▶ _Directions_
Without including any images, repeat the data exactly.

▶ _Source material_
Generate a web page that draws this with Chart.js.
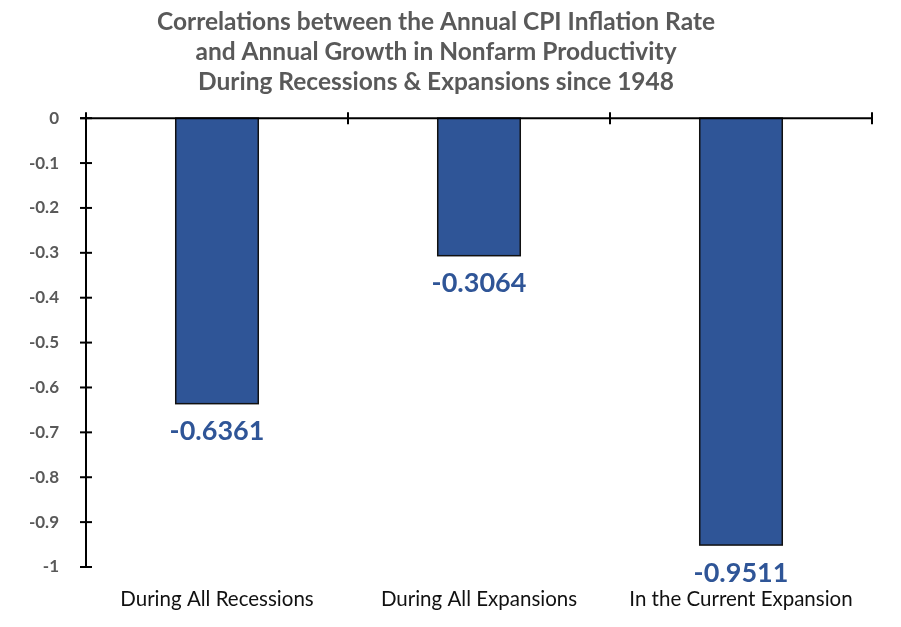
<!DOCTYPE html>
<html>
<head>
<meta charset="utf-8">
<script src="https://cdn.jsdelivr.net/npm/chart.js@4"></script>
<style>
html,body{margin:0;padding:0;background:#fff;}
#wrap{width:901px;height:627px;position:relative;}
</style>
</head>
<body>
<div id="wrap"><canvas id="c" width="901" height="627"></canvas></div>
<script>
const categories = ['During All Recessions', 'During All Expansions', 'In the Current Expansion'];
const correlations = [-0.6361, -0.3064, -0.9511];
const valueLabels = ['-0.6361', '-0.3064', '-0.9511'];
const titleLines = ['Correlations between the Annual CPI Inflation Rate', 'and Annual Growth in Nonfarm Productivity', 'During Recessions & Expansions since 1948'];
const yMin = -1, yMax = 0, yStep = 0.1;

const FONT = 'Lato, "Open Sans", sans-serif';
const BLUE = '#2F5597';

const axesPlugin = {
  id: 'axesPlugin',
  afterDatasetsDraw(chart) {
    const ctx = chart.ctx;
    const x = chart.scales.x, y = chart.scales.y;
    const area = chart.chartArea;
    const y0 = y.getPixelForValue(0);
    ctx.save();
    // bar outlines
    const meta = chart.getDatasetMeta(0);
    ctx.strokeStyle = '#111';
    ctx.lineWidth = 1.5;
    meta.data.forEach(bar => {
      const w = bar.width;
      ctx.strokeRect(bar.x - w / 2, bar.base, w, bar.y - bar.base);
    });
    ctx.strokeStyle = '#000';
    ctx.lineWidth = 2;
    // y axis line
    ctx.beginPath();
    ctx.moveTo(area.left, y.getPixelForValue(yMax));
    ctx.lineTo(area.left, y.getPixelForValue(yMin));
    ctx.stroke();
    // y ticks crossing
    y.ticks.forEach(t => {
      const py = y.getPixelForValue(t.value);
      ctx.beginPath();
      ctx.moveTo(area.left - 6, py);
      ctx.lineTo(area.left + 6, py);
      ctx.stroke();
    });
    // x axis line at zero
    ctx.beginPath();
    ctx.moveTo(area.left - 6, y0);
    ctx.lineTo(area.right, y0);
    ctx.stroke();
    // category boundary ticks
    const n = categories.length;
    for (let i = 0; i <= n; i++) {
      const px = x.getPixelForDecimal(i / n);
      ctx.beginPath();
      ctx.moveTo(px, y0 - 6);
      ctx.lineTo(px, y0 + 6);
      ctx.stroke();
    }
    // value labels
    ctx.fillStyle = BLUE;
    ctx.font = 'bold 27px ' + FONT;
    ctx.textAlign = 'center';
    ctx.textBaseline = 'middle';
    meta.data.forEach((bar, i) => {
      ctx.fillText(valueLabels[i], bar.x, bar.y + 28);
    });
    ctx.restore();
  }
};

new Chart(document.getElementById('c'), {
  type: 'bar',
  data: {
    labels: categories,
    datasets: [{
      data: correlations,
      backgroundColor: BLUE,
      borderWidth: 0,
      barPercentage: 0.315,
      categoryPercentage: 1.0
    }]
  },
  options: {
    responsive: false,
    animation: false,
    devicePixelRatio: 1,
    layout: { padding: { left: 0, right: 29, top: 0, bottom: 0 } },
    plugins: {
      legend: { display: false },
      tooltip: { enabled: false },
      title: {
        display: true,
        text: titleLines,
        color: '#595959',
        font: { family: FONT, size: 24.5, weight: 'bold', lineHeight: 1.22 },
        padding: { top: 7, bottom: 21.5 }
      }
    },
    scales: {
      x: {
        grid: { display: false },
        border: { display: false },
        ticks: { color: '#111', font: { family: FONT, size: 20.5 }, padding: 12, maxRotation: 0 },
        afterFit(s) { s.height = 60; }
      },
      y: {
        min: yMin, max: yMax,
        grid: { display: false },
        border: { display: false },
        ticks: {
          stepSize: yStep,
          color: '#595959',
          font: { family: FONT, size: 17, weight: 'bold' },
          padding: 19,
          callback: v => String(Math.round(v * 10) / 10)
        },
        afterFit(s) { s.width = 86; }
      }
    }
  },
  plugins: [axesPlugin]
});
</script>
</body>
</html>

▶ _Finished answer_
Generate a web page that draws this with Chart.js.
<!DOCTYPE html>
<html>
<head>
<meta charset="utf-8">
<script src="https://cdn.jsdelivr.net/npm/chart.js@4"></script>
<style>
html,body{margin:0;padding:0;background:#fff;}
#wrap{width:901px;height:627px;position:relative;}
</style>
</head>
<body>
<div id="wrap"><canvas id="c" width="901" height="627"></canvas></div>
<script>
const categories = ['During All Recessions', 'During All Expansions', 'In the Current Expansion'];
const correlations = [-0.6361, -0.3064, -0.9511];
const valueLabels = ['-0.6361', '-0.3064', '-0.9511'];
const titleLines = ['Correlations between the Annual CPI Inflation Rate', 'and Annual Growth in Nonfarm Productivity', 'During Recessions & Expansions since 1948'];
const yMin = -1, yMax = 0, yStep = 0.1;

const FONT = 'Lato, "Open Sans", sans-serif';
const BLUE = '#2F5597';

const axesPlugin = {
  id: 'axesPlugin',
  afterDatasetsDraw(chart) {
    const ctx = chart.ctx;
    const x = chart.scales.x, y = chart.scales.y;
    const area = chart.chartArea;
    const y0 = y.getPixelForValue(0);
    ctx.save();
    // bar outlines
    const meta = chart.getDatasetMeta(0);
    ctx.strokeStyle = '#111';
    ctx.lineWidth = 1.5;
    meta.data.forEach(bar => {
      const w = bar.width;
      ctx.strokeRect(bar.x - w / 2, bar.base, w, bar.y - bar.base);
    });
    ctx.strokeStyle = '#000';
    ctx.lineWidth = 2;
    // y axis line
    ctx.beginPath();
    ctx.moveTo(area.left, y.getPixelForValue(yMax));
    ctx.lineTo(area.left, y.getPixelForValue(yMin));
    ctx.stroke();
    // y ticks crossing
    y.ticks.forEach(t => {
      const py = y.getPixelForValue(t.value);
      ctx.beginPath();
      ctx.moveTo(area.left - 6, py);
      ctx.lineTo(area.left + 6, py);
      ctx.stroke();
    });
    // x axis line at zero
    ctx.beginPath();
    ctx.moveTo(area.left - 6, y0);
    ctx.lineTo(area.right, y0);
    ctx.stroke();
    // category boundary ticks
    const n = categories.length;
    for (let i = 0; i <= n; i++) {
      const px = x.getPixelForDecimal(i / n);
      ctx.beginPath();
      ctx.moveTo(px, y0 - 6);
      ctx.lineTo(px, y0 + 6);
      ctx.stroke();
    }
    // value labels
    ctx.fillStyle = BLUE;
    ctx.font = 'bold 27px ' + FONT;
    ctx.textAlign = 'center';
    ctx.textBaseline = 'middle';
    meta.data.forEach((bar, i) => {
      ctx.fillText(valueLabels[i], bar.x, bar.y + 28);
    });
    ctx.restore();
  }
};

new Chart(document.getElementById('c'), {
  type: 'bar',
  data: {
    labels: categories,
    datasets: [{
      data: correlations,
      backgroundColor: BLUE,
      borderWidth: 0,
      barPercentage: 0.315,
      categoryPercentage: 1.0
    }]
  },
  options: {
    responsive: false,
    animation: false,
    devicePixelRatio: 1,
    layout: { padding: { left: 0, right: 29, top: 0, bottom: 0 } },
    plugins: {
      legend: { display: false },
      tooltip: { enabled: false },
      title: {
        display: true,
        text: titleLines,
        color: '#595959',
        font: { family: FONT, size: 24.5, weight: 'bold', lineHeight: 1.22 },
        padding: { top: 7, bottom: 21.5 }
      }
    },
    scales: {
      x: {
        grid: { display: false },
        border: { display: false },
        ticks: { color: '#111', font: { family: FONT, size: 20.5 }, padding: 12, maxRotation: 0 },
        afterFit(s) { s.height = 60; }
      },
      y: {
        min: yMin, max: yMax,
        grid: { display: false },
        border: { display: false },
        ticks: {
          stepSize: yStep,
          color: '#595959',
          font: { family: FONT, size: 17, weight: 'bold' },
          padding: 19,
          callback: v => String(Math.round(v * 10) / 10)
        },
        afterFit(s) { s.width = 86; }
      }
    }
  },
  plugins: [axesPlugin]
});
</script>
</body>
</html>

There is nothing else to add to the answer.